***** Source excerpt

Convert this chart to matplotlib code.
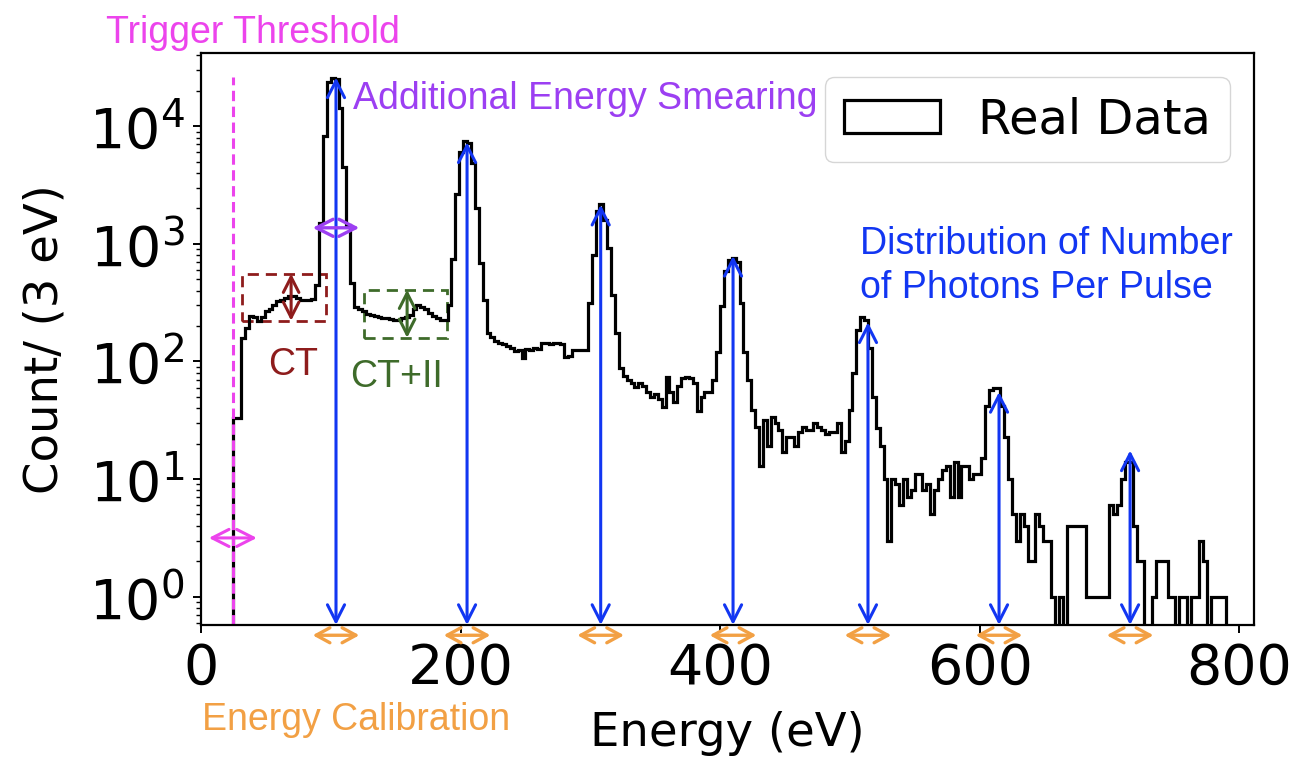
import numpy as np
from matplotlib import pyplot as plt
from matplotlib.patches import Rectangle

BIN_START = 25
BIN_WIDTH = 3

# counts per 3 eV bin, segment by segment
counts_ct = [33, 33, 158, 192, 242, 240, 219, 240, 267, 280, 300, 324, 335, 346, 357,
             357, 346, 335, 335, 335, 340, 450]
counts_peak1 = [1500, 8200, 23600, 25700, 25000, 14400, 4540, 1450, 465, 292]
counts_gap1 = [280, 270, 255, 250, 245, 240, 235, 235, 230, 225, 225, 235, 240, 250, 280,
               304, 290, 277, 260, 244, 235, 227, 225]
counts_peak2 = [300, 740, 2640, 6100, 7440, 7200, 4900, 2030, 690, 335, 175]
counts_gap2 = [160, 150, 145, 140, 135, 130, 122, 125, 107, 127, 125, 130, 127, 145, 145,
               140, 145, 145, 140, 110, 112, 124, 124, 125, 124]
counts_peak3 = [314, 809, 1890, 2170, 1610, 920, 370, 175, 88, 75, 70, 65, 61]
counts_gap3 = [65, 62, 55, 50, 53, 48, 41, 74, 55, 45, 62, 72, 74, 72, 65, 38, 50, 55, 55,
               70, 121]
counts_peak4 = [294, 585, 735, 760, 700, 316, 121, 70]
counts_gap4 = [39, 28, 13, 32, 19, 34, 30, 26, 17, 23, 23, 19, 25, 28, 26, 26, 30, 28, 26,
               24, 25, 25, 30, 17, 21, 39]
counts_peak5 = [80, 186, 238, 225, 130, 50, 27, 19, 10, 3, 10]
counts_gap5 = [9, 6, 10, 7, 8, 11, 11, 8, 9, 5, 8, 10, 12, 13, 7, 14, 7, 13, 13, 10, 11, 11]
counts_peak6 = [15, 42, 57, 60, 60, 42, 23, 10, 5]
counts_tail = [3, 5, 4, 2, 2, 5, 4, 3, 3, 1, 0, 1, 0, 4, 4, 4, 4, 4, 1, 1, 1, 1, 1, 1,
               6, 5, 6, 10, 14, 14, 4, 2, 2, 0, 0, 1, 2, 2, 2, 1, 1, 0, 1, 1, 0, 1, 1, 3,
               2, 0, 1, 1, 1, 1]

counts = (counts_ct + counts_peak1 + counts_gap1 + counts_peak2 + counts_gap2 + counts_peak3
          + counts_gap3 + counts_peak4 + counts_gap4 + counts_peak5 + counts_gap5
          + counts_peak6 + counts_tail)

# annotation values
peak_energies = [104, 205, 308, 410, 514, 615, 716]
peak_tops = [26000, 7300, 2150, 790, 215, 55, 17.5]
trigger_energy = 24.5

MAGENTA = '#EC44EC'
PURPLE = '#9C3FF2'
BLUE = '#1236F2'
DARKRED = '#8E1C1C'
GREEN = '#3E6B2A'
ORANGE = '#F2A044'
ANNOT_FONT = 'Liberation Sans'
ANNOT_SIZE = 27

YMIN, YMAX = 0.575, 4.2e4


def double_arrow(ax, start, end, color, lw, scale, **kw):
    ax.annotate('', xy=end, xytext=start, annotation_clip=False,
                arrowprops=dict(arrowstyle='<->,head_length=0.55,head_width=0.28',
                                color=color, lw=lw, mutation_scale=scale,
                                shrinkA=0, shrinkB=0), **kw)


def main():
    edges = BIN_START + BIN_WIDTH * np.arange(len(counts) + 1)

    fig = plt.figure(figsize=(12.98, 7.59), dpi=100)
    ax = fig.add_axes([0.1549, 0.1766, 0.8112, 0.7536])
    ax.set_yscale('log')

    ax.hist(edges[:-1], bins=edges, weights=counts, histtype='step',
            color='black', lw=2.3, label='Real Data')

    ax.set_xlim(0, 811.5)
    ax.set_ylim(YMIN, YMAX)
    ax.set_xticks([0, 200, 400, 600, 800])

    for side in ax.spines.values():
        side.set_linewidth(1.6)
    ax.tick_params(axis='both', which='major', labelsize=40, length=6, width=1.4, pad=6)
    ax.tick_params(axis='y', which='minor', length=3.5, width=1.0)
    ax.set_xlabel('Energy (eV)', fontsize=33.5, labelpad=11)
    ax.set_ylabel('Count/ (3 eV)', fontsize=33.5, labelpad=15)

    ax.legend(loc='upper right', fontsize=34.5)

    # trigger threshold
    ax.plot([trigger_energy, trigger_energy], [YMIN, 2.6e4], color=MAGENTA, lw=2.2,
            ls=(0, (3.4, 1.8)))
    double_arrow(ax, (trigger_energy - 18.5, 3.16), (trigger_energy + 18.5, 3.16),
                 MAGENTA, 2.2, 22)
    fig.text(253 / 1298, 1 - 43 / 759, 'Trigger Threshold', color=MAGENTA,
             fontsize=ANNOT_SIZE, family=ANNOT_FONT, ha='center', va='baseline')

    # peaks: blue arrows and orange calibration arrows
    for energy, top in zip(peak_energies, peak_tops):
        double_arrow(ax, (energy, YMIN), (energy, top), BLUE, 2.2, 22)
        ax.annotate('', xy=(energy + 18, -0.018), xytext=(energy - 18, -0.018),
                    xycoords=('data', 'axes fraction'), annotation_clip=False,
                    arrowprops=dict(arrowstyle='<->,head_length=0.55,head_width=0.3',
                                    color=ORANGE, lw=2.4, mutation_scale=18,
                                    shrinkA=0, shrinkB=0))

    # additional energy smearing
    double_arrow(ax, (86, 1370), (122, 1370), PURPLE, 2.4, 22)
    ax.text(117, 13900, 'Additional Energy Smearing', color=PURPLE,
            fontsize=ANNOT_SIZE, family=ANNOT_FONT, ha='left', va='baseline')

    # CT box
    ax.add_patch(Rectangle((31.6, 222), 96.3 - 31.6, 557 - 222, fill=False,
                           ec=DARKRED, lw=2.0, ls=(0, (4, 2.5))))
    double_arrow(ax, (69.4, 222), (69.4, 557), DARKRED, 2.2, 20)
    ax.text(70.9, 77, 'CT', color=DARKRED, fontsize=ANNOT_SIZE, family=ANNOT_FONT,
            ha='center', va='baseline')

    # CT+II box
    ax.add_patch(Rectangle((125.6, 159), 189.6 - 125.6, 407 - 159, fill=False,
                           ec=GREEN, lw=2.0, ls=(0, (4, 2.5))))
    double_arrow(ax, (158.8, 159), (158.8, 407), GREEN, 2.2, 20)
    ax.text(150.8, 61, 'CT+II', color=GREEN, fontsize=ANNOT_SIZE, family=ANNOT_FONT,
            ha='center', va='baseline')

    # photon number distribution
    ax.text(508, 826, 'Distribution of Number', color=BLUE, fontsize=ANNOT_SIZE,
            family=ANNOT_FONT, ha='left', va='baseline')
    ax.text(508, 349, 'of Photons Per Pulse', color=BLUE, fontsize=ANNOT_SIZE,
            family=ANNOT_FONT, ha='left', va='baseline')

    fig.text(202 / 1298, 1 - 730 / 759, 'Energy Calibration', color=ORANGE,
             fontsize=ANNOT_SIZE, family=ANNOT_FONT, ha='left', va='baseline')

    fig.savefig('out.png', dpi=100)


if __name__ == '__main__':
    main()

**********

Extract every line of the data exactly; pictures stay out.

— Right answer —
Convert this chart to matplotlib code.
import numpy as np
from matplotlib import pyplot as plt
from matplotlib.patches import Rectangle

BIN_START = 25
BIN_WIDTH = 3

# counts per 3 eV bin, segment by segment
counts_ct = [33, 33, 158, 192, 242, 240, 219, 240, 267, 280, 300, 324, 335, 346, 357,
             357, 346, 335, 335, 335, 340, 450]
counts_peak1 = [1500, 8200, 23600, 25700, 25000, 14400, 4540, 1450, 465, 292]
counts_gap1 = [280, 270, 255, 250, 245, 240, 235, 235, 230, 225, 225, 235, 240, 250, 280,
               304, 290, 277, 260, 244, 235, 227, 225]
counts_peak2 = [300, 740, 2640, 6100, 7440, 7200, 4900, 2030, 690, 335, 175]
counts_gap2 = [160, 150, 145, 140, 135, 130, 122, 125, 107, 127, 125, 130, 127, 145, 145,
               140, 145, 145, 140, 110, 112, 124, 124, 125, 124]
counts_peak3 = [314, 809, 1890, 2170, 1610, 920, 370, 175, 88, 75, 70, 65, 61]
counts_gap3 = [65, 62, 55, 50, 53, 48, 41, 74, 55, 45, 62, 72, 74, 72, 65, 38, 50, 55, 55,
               70, 121]
counts_peak4 = [294, 585, 735, 760, 700, 316, 121, 70]
counts_gap4 = [39, 28, 13, 32, 19, 34, 30, 26, 17, 23, 23, 19, 25, 28, 26, 26, 30, 28, 26,
               24, 25, 25, 30, 17, 21, 39]
counts_peak5 = [80, 186, 238, 225, 130, 50, 27, 19, 10, 3, 10]
counts_gap5 = [9, 6, 10, 7, 8, 11, 11, 8, 9, 5, 8, 10, 12, 13, 7, 14, 7, 13, 13, 10, 11, 11]
counts_peak6 = [15, 42, 57, 60, 60, 42, 23, 10, 5]
counts_tail = [3, 5, 4, 2, 2, 5, 4, 3, 3, 1, 0, 1, 0, 4, 4, 4, 4, 4, 1, 1, 1, 1, 1, 1,
               6, 5, 6, 10, 14, 14, 4, 2, 2, 0, 0, 1, 2, 2, 2, 1, 1, 0, 1, 1, 0, 1, 1, 3,
               2, 0, 1, 1, 1, 1]

counts = (counts_ct + counts_peak1 + counts_gap1 + counts_peak2 + counts_gap2 + counts_peak3
          + counts_gap3 + counts_peak4 + counts_gap4 + counts_peak5 + counts_gap5
          + counts_peak6 + counts_tail)

# annotation values
peak_energies = [104, 205, 308, 410, 514, 615, 716]
peak_tops = [26000, 7300, 2150, 790, 215, 55, 17.5]
trigger_energy = 24.5

MAGENTA = '#EC44EC'
PURPLE = '#9C3FF2'
BLUE = '#1236F2'
DARKRED = '#8E1C1C'
GREEN = '#3E6B2A'
ORANGE = '#F2A044'
ANNOT_FONT = 'Liberation Sans'
ANNOT_SIZE = 27

YMIN, YMAX = 0.575, 4.2e4


def double_arrow(ax, start, end, color, lw, scale, **kw):
    ax.annotate('', xy=end, xytext=start, annotation_clip=False,
                arrowprops=dict(arrowstyle='<->,head_length=0.55,head_width=0.28',
                                color=color, lw=lw, mutation_scale=scale,
                                shrinkA=0, shrinkB=0), **kw)


def main():
    edges = BIN_START + BIN_WIDTH * np.arange(len(counts) + 1)

    fig = plt.figure(figsize=(12.98, 7.59), dpi=100)
    ax = fig.add_axes([0.1549, 0.1766, 0.8112, 0.7536])
    ax.set_yscale('log')

    ax.hist(edges[:-1], bins=edges, weights=counts, histtype='step',
            color='black', lw=2.3, label='Real Data')

    ax.set_xlim(0, 811.5)
    ax.set_ylim(YMIN, YMAX)
    ax.set_xticks([0, 200, 400, 600, 800])

    for side in ax.spines.values():
        side.set_linewidth(1.6)
    ax.tick_params(axis='both', which='major', labelsize=40, length=6, width=1.4, pad=6)
    ax.tick_params(axis='y', which='minor', length=3.5, width=1.0)
    ax.set_xlabel('Energy (eV)', fontsize=33.5, labelpad=11)
    ax.set_ylabel('Count/ (3 eV)', fontsize=33.5, labelpad=15)

    ax.legend(loc='upper right', fontsize=34.5)

    # trigger threshold
    ax.plot([trigger_energy, trigger_energy], [YMIN, 2.6e4], color=MAGENTA, lw=2.2,
            ls=(0, (3.4, 1.8)))
    double_arrow(ax, (trigger_energy - 18.5, 3.16), (trigger_energy + 18.5, 3.16),
                 MAGENTA, 2.2, 22)
    fig.text(253 / 1298, 1 - 43 / 759, 'Trigger Threshold', color=MAGENTA,
             fontsize=ANNOT_SIZE, family=ANNOT_FONT, ha='center', va='baseline')

    # peaks: blue arrows and orange calibration arrows
    for energy, top in zip(peak_energies, peak_tops):
        double_arrow(ax, (energy, YMIN), (energy, top), BLUE, 2.2, 22)
        ax.annotate('', xy=(energy + 18, -0.018), xytext=(energy - 18, -0.018),
                    xycoords=('data', 'axes fraction'), annotation_clip=False,
                    arrowprops=dict(arrowstyle='<->,head_length=0.55,head_width=0.3',
                                    color=ORANGE, lw=2.4, mutation_scale=18,
                                    shrinkA=0, shrinkB=0))

    # additional energy smearing
    double_arrow(ax, (86, 1370), (122, 1370), PURPLE, 2.4, 22)
    ax.text(117, 13900, 'Additional Energy Smearing', color=PURPLE,
            fontsize=ANNOT_SIZE, family=ANNOT_FONT, ha='left', va='baseline')

    # CT box
    ax.add_patch(Rectangle((31.6, 222), 96.3 - 31.6, 557 - 222, fill=False,
                           ec=DARKRED, lw=2.0, ls=(0, (4, 2.5))))
    double_arrow(ax, (69.4, 222), (69.4, 557), DARKRED, 2.2, 20)
    ax.text(70.9, 77, 'CT', color=DARKRED, fontsize=ANNOT_SIZE, family=ANNOT_FONT,
            ha='center', va='baseline')

    # CT+II box
    ax.add_patch(Rectangle((125.6, 159), 189.6 - 125.6, 407 - 159, fill=False,
                           ec=GREEN, lw=2.0, ls=(0, (4, 2.5))))
    double_arrow(ax, (158.8, 159), (158.8, 407), GREEN, 2.2, 20)
    ax.text(150.8, 61, 'CT+II', color=GREEN, fontsize=ANNOT_SIZE, family=ANNOT_FONT,
            ha='center', va='baseline')

    # photon number distribution
    ax.text(508, 826, 'Distribution of Number', color=BLUE, fontsize=ANNOT_SIZE,
            family=ANNOT_FONT, ha='left', va='baseline')
    ax.text(508, 349, 'of Photons Per Pulse', color=BLUE, fontsize=ANNOT_SIZE,
            family=ANNOT_FONT, ha='left', va='baseline')

    fig.text(202 / 1298, 1 - 730 / 759, 'Energy Calibration', color=ORANGE,
             fontsize=ANNOT_SIZE, family=ANNOT_FONT, ha='left', va='baseline')

    fig.savefig('out.png', dpi=100)


if __name__ == '__main__':
    main()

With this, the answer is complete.